Por todo ellos no puedo comprender la actitud de una individua cuya poderosa grupa diseccionaba yo debajo del agua durante una de mis jornadas de natación, que suelo aprovechar para practicar el ejercicio mirativo al tiempo que esculpo este cuerpo con el ejercicio físico. Suelo concentrarme en los traseros rotundos o directamente gordos porque bajo el agua aparecen sobredimensionados, sobre todo si el bañador se incrusta entre las nalgas por efecto del movimiento natatorio. Elegido el objetivo, me sitúo en la calle contigua, a unos dos metros de la vanguardia en cuestión y a veinticinco centímetros de la superficie, adaptando mi velocidad de crucero a la suya y adelantándola de vez en cuando para disimular. Pues bien, el pompis escogido en este caso tampoco era para tirar cohetes, pero tampoco había otra cosa a mano, quiero decir a vista, en la piscina y yo tenía hambre. Súbitamente se detiene la propietaria del mediocre culo, se quita las gafas de agua y me espeta: "¡Ya está bien!". Anonadado, cariacontecido, le pregunto: "¿Ya esta bien, de qué?". Y la otra: "¡A algunas nos irrita que nos miren tanto!".

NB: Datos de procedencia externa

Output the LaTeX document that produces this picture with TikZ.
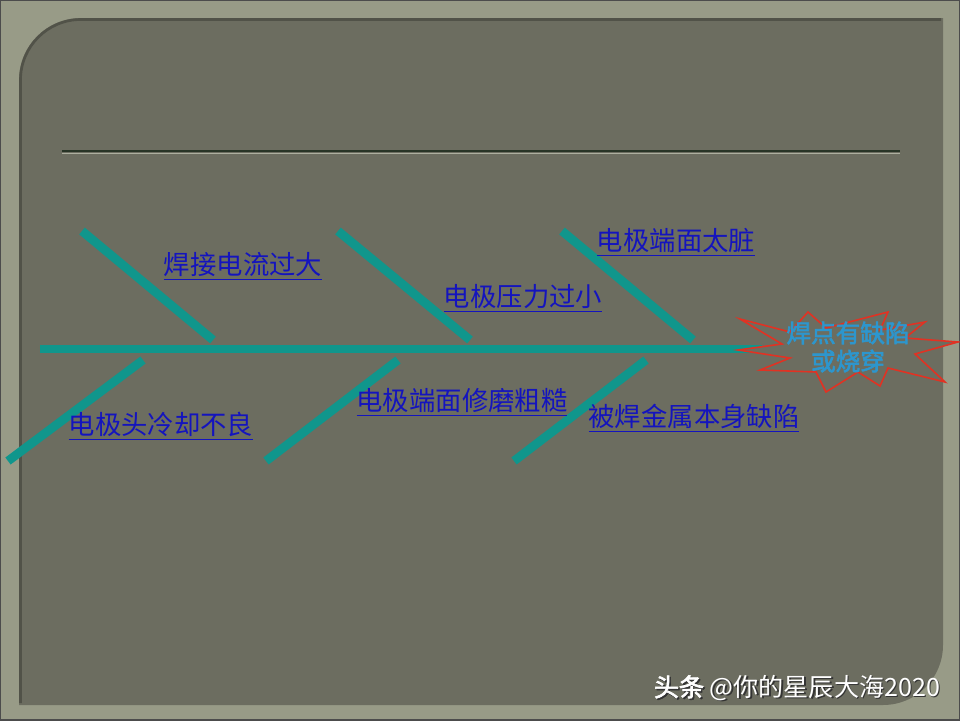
\documentclass[tikz,border=0pt]{standalone}
\usepackage{fontspec}
\newfontfamily\cjk{Noto Sans CJK SC}
\newfontfamily\cjkbold{Noto Sans CJK SC}[FakeBold=2.5]
\usetikzlibrary{positioning}

\definecolor{framegray}{RGB}{152,155,135}
\definecolor{panelgray}{RGB}{108,109,96}
\definecolor{fishteal}{RGB}{16,150,140}
\definecolor{causeblue}{RGB}{20,20,190}
\definecolor{effectblue}{RGB}{45,150,205}
\definecolor{starred}{RGB}{225,50,35}
\definecolor{ruledark}{RGB}{40,52,38}

\begin{document}
\begin{tikzpicture}[x=0.02cm,y=-0.02cm,
  bone/.style={line width=5pt,color=fishteal},
  cause/.style={font=\cjk\fontsize{15}{18}\selectfont,text=causeblue,inner sep=0pt}]
  \useasboundingbox (0,0) rectangle (960,720);

  % --- Slide background ---
  \fill[framegray] (0,0) rectangle (960,720);
  \draw[black!70,line width=1pt] (0,0) rectangle (960,720);
  \fill[panelgray] (19,705) -- (19,80) arc[start angle=180,end angle=270,radius=62]
    -- (943,18) -- (943,645) arc[start angle=0,end angle=90,radius=60] -- cycle;
  \draw[black!25!panelgray,line width=1.5pt] (20.5,703) -- (20.5,80)
    arc[start angle=180,end angle=270,radius=60.5] -- (941,19.5);

  % --- Title rule ---
  \draw[ruledark,line width=1.2pt] (62,151) -- (900,151);
  \draw[framegray!80!white,line width=0.6pt] (62,153.2) -- (900,153.2);

  % --- Spine and head ---
  \coordinate (tail) at (40,349);
  \coordinate (head) at (762,349);
  \draw[bone] (tail) -- (head);

  \draw[starred,line width=0.9pt,fill=panelgray]
    (740,319) -- (790,332) -- (808,312) -- (826,328) -- (888,312) -- (880,330)
    -- (925,322) -- (905,338) -- (958,342) -- (915,354) -- (945,382) -- (888,368)
    -- (880,386) -- (858,372) -- (826,392) -- (816,372) -- (760,370) -- (790,358)
    -- (738,350) -- (782,344) -- cycle;
  \node (effect) [font=\cjkbold\fontsize{14}{16}\selectfont,text=effectblue,
    align=center,inner sep=0pt] at (848,347) {焊点有缺陷\\或烧穿};

  % --- Upper bones ---
  \coordinate (u1a) at (82,231);  \coordinate (u1b) at (213,340);
  \coordinate (u2a) at (338,231); \coordinate (u2b) at (470,340);
  \coordinate (u3a) at (562,231); \coordinate (u3b) at (693,340);
  \draw[bone] (u1a) -- (u1b);
  \draw[bone] (u2a) -- (u2b);
  \draw[bone] (u3a) -- (u3b);

  % --- Lower bones ---
  \coordinate (d1a) at (143,360); \coordinate (d1b) at (8,461);
  \coordinate (d2a) at (398,360); \coordinate (d2b) at (266,461);
  \coordinate (d3a) at (646,360); \coordinate (d3b) at (514,461);
  \draw[bone] (d1a) -- (d1b);
  \draw[bone] (d2a) -- (d2b);
  \draw[bone] (d3a) -- (d3b);

  % --- Cause labels ---
  \node (current) [cause] at (243,266) {\underline{焊接电流过大}};
  \node (force)   [cause] at (523,298) {\underline{电极压力过小}};
  \node (dirty)   [cause] at (676,242) {\underline{电极端面太脏}};
  \node (cooling) [cause] at (161,426) {\underline{电极头冷却不良}};
  \node (dressing)[cause] at (462,402) {\underline{电极端面修磨粗糙}};
  \node (metal)   [cause] at (694,418) {\underline{被焊金属本身缺陷}};

  % --- Watermark ---
  \node (markshadow) [font=\cjk\fontsize{14.3}{16}\selectfont,text=black!80,inner sep=0pt]
    at (798.5,689.5) {{\cjkbold 头条} @你的星辰大海2020};
  \node (mark) [font=\cjk\fontsize{14.3}{16}\selectfont,text=white,inner sep=0pt]
    at (797,688) {{\cjkbold 头条} @你的星辰大海2020};
\end{tikzpicture}
\end{document}
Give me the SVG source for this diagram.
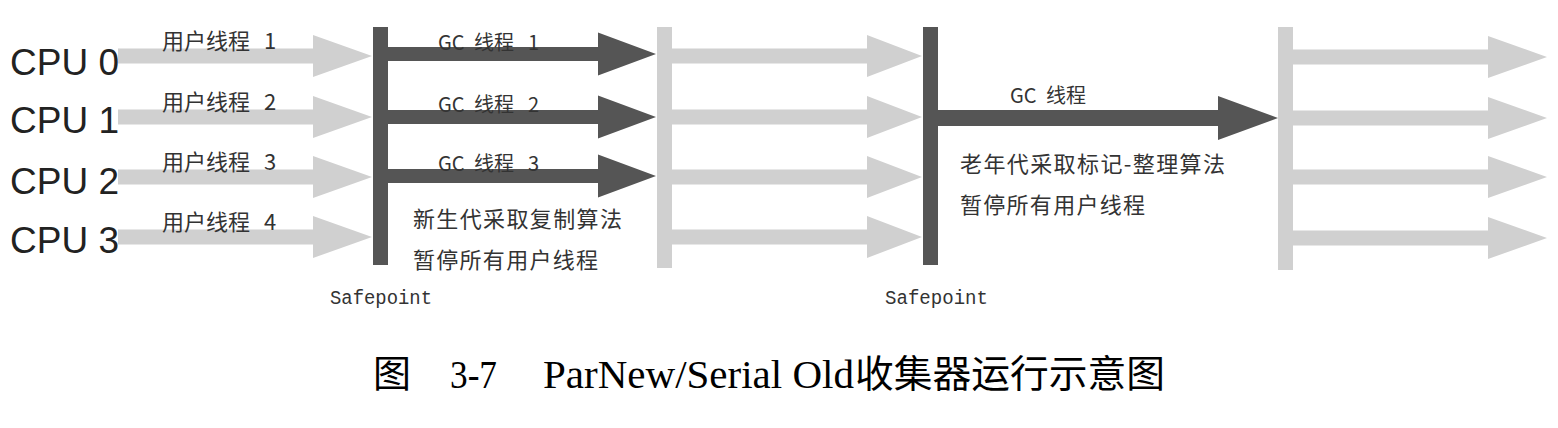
<svg xmlns="http://www.w3.org/2000/svg" width="1558" height="428" viewBox="0 0 1558 428">
<style>
.light{fill:#d0d0d0}
.dark{fill:#555555}
.cpu{font-family:"Liberation Sans",Arial,sans-serif;font-size:37px;fill:#222}
.lbl{font-family:"Noto Sans CJK SC",sans-serif;font-size:22px;fill:#333}
.gc{font-family:"Noto Sans CJK SC",sans-serif;font-size:20px;fill:#333}
.note{font-family:"Noto Sans CJK SC",sans-serif;font-size:22px;fill:#333}
.sp{font-family:"Liberation Mono",monospace;font-size:20px;fill:#333}
.cap{font-family:"Liberation Serif","Noto Sans CJK SC",serif;font-size:40px;fill:#000}
.capcjk{font-family:"Noto Sans CJK SC",sans-serif;font-size:38px;fill:#000}
</style>
<rect width="1558" height="428" fill="#ffffff"/>
<g id="cpu-labels">
<text class="cpu" x="10" y="75">CPU 0</text>
<text class="cpu" x="10" y="133">CPU 1</text>
<text class="cpu" x="10" y="194">CPU 2</text>
<text class="cpu" x="10" y="253">CPU 3</text>
</g>
<g id="connectors">
<path class="light" d="M118 48.5 H313 V35 L372 56 L313 77 V63.5 H118 Z"/>
<path class="light" d="M118 109.5 H313 V96 L372 117 L313 138 V124.5 H118 Z"/>
<path class="light" d="M118 169.5 H313 V156 L372 177 L313 198 V184.5 H118 Z"/>
<path class="light" d="M118 229.5 H313 V216 L372 237 L313 258 V244.5 H118 Z"/>
<path class="dark" d="M388 47 H598 V32.5 L656 54 L598 75.5 V61 H388 Z"/>
<path class="dark" d="M388 110 H598 V95.5 L656 117 L598 138.5 V124 H388 Z"/>
<path class="dark" d="M388 169 H598 V154.5 L656 176 L598 197.5 V183 H388 Z"/>
<path class="light" d="M672 48.5 H867 V35 L922 56 L867 77 V63.5 H672 Z"/>
<path class="light" d="M672 109.5 H867 V96 L922 117 L867 138 V124.5 H672 Z"/>
<path class="light" d="M672 169.5 H867 V156 L922 177 L867 198 V184.5 H672 Z"/>
<path class="light" d="M672 229.5 H867 V216 L922 237 L867 258 V244.5 H672 Z"/>
<path class="dark" d="M938 110 H1218 V96 L1278 118 L1218 140 V126 H938 Z"/>
<path class="light" d="M1293 49.5 H1488 V36 L1547 57 L1488 78 V64.5 H1293 Z"/>
<path class="light" d="M1293 110.5 H1488 V97 L1547 118 L1488 139 V125.5 H1293 Z"/>
<path class="light" d="M1293 169.5 H1488 V156 L1547 177 L1488 198 V184.5 H1293 Z"/>
<path class="light" d="M1293 230.5 H1488 V217 L1547 238 L1488 259 V245.5 H1293 Z"/>
</g>
<g id="safepoint1">
<rect class="dark" x="373" y="27" width="15" height="238"/>
<text class="sp" x="330" y="304" textLength="102" lengthAdjust="spacingAndGlyphs">Safepoint</text>
</g>
<g id="resume1">
<rect class="light" x="657" y="27" width="15" height="241"/>
</g>
<g id="safepoint2">
<rect class="dark" x="923" y="27" width="15" height="238"/>
<text class="sp" x="885" y="304" textLength="103" lengthAdjust="spacingAndGlyphs">Safepoint</text>
</g>
<g id="resume2">
<rect class="light" x="1278" y="27" width="15" height="243"/>
</g>
<g id="user-threads">
<text class="lbl" y="49"><tspan x="162">用户线程</tspan><tspan x="264">1</tspan></text>
<text class="lbl" y="110"><tspan x="162">用户线程</tspan><tspan x="264">2</tspan></text>
<text class="lbl" y="170"><tspan x="162">用户线程</tspan><tspan x="264">3</tspan></text>
<text class="lbl" y="230"><tspan x="162">用户线程</tspan><tspan x="264">4</tspan></text>
</g>
<g id="young-gc">
<text class="gc" y="50"><tspan x="438">GC</tspan><tspan x="474">线程</tspan><tspan x="528">1</tspan></text>
<text class="gc" y="112"><tspan x="438">GC</tspan><tspan x="474">线程</tspan><tspan x="528">2</tspan></text>
<text class="gc" y="171"><tspan x="438">GC</tspan><tspan x="474">线程</tspan><tspan x="528">3</tspan></text>
<text class="note" x="413" y="227" textLength="209" lengthAdjust="spacing">新生代采取复制算法</text>
<text class="note" x="413" y="268" textLength="185" lengthAdjust="spacing">暂停所有用户线程</text>
</g>
<g id="old-gc">
<text class="gc" y="103"><tspan x="1010">GC</tspan><tspan x="1046">线程</tspan></text>
<text class="note" x="960" y="172" textLength="265" lengthAdjust="spacing">老年代采取标记-整理算法</text>
<text class="note" x="960" y="213" textLength="185" lengthAdjust="spacing">暂停所有用户线程</text>
</g>
<g id="caption">
<text class="capcjk" x="373" y="387">图</text>
<text class="cap" x="450" y="388" textLength="47" lengthAdjust="spacingAndGlyphs">3-7</text>
<text class="cap" x="543" y="388" textLength="311" lengthAdjust="spacingAndGlyphs">ParNew/Serial Old</text>
<text class="capcjk" x="855" y="387" textLength="310" lengthAdjust="spacingAndGlyphs">收集器运行示意图</text>
</g>
</svg>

Quedé mudo del asombro. ¿Cómo puede molestar a nadie que yo, un canon de belleza, la escrute durante una docena de largos? Resulta injusto. Fue tanta mi humillación que estoy considerando seriamente retirarle mi atención visual a las mujeres y dedicarla integra a mí mismo. Aunque para ello tenga que instalar espejos en el fondo de la piscina.